Sure, our use case is basically hot-standbys of an in-memory statemachine. The source of truth is always written to the database, but reloading all state from DB is expensive and we want to “keep up” in real time with the leader node. However, if a follower gets too far behind, it’s trivial to just reload the source of truth from db and continue replicating from there. (When we actually do a failover, we have to block writes on the leader and send a flush message through so we know a follower is fully replicated). We were doing all of this previously with the postgres WAL, but we ran into a lot of headaches and limitations for our usecase.

Basically anything where a consumer of messages can’t tolerate “not knowing” that they’ve missed messages but they have the capability to “restart” from a known good state as long as they are notified that there was a problem.

derek-zhou · May 3, 2024, 4:45pm

This is super cool. Can this library be used with Phoenix Channel with unstable clients? The clients can drop the connection due to network problem, mobile, etc. However, when the client reconnect to the same Phoenix channel, it would be nice if all missed messages will be redelivered.

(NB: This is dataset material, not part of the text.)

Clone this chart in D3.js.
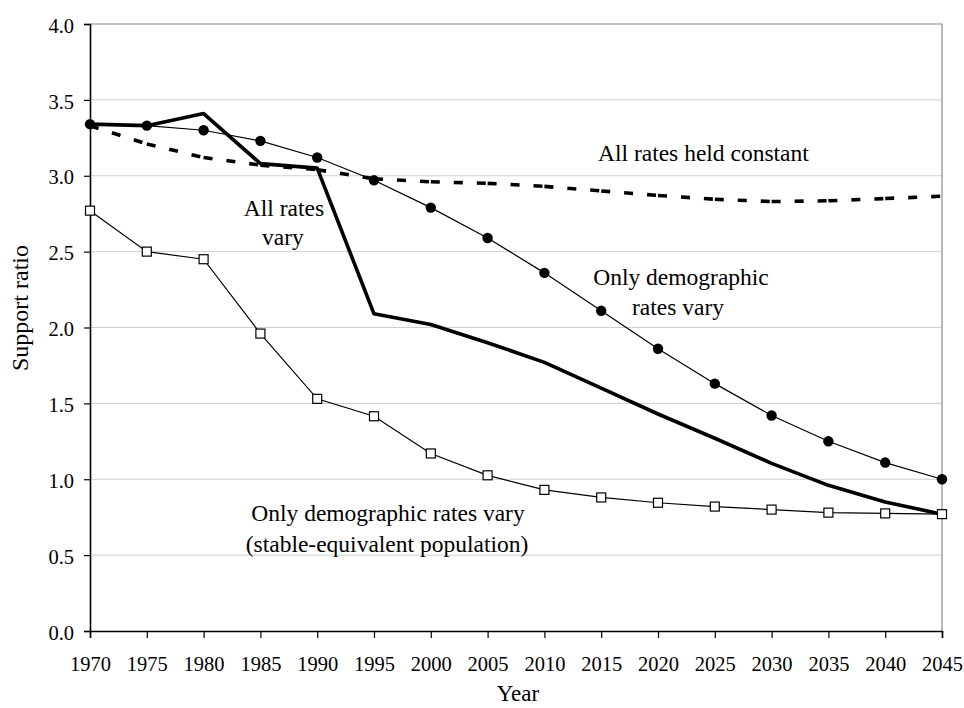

enewbury · May 3, 2024, 6:11pm

Hmm, maybe not. This library just handles the fault-tolerance between distributed elixir nodes. Once it gets to a node, delivery to an external client over websocket is another thing. That’s where the adapter ends, and core phoenix pubsub takes over, which will “send” the message to all the individual subscriber processes on that local node. If one of those local processes is a channel that manages a websocket, and that socket is disconnected when a message comes in, I imagine it just drops it, or maybe the process dies along with the subscription. I doubt channels are buffering messages to websockets.
Anyone have any knowledge about that?

enewbury · May 3, 2024, 6:25pm

Yeah, it looks like channels have no buffering and that’s a separate problem.
https://hexdocs.pm/phoenix/channels.html#resending-server-messages
So this library is appropriate for reliable pusub where the final destination is another elixir node. Any further guarantees to external clients would require buffering on the receiving node.

derek-zhou · May 3, 2024, 9:34pm

I see. For that to work, you would need to expose the cursor all the way to the client side for local storage and resume, or each message delivered to the client side would need to be acknowledged all the way back. Neither of them is easy.

Tyson · May 6, 2024, 3:56pm

Sounds like an opportunity for producer to Process.monitor consumers and clean up when consumer exits?

Tho it sounds like consumers might legitimately dis/reconnect, so producer shouldn’t clean up immediately, in which case producer could Process.send_after itself with a timeout for each cursor?

enewbury · May 7, 2024, 11:46pm

Yeah, I think the interesting thing about this problem is that it’s not really about when a node disconnects that determines if it can be forgotten, since as you said, a major aspect of this is to allow for disconnects. Really what we’re trying to solve here is for when nodes become “expired”. This isn’t really based on a constant time because how quickly the buffer loops depends on the message throughput. If we really wanted a realtime way to check for expired nodes, I could always check on every message, but I’d rather not do that since it would slow down throughput slightly.

What do you think of using the built-in genserver timeout? After each “write” it would register a timeout, and once traffic slows down for enough time the timeout would fire and it would check for expired cursors and eject them.
Though the possibility of this never getting run in a busy system is real. It may just make sense to force a check every 12hrs or something. It should be almost instantaneous unless you have thousands of nodes in the cluster which seems unlikely.

Tyson · May 8, 2024, 1:09am

I agree that the built-in genserver timeout is another great candidate for this. The point I’m trying to make is that each cursor should clean itself up. Instead of having one central “write” timeout that tries to clean up all cursors.

Which might mean each cursor is managed by its own dedicated process.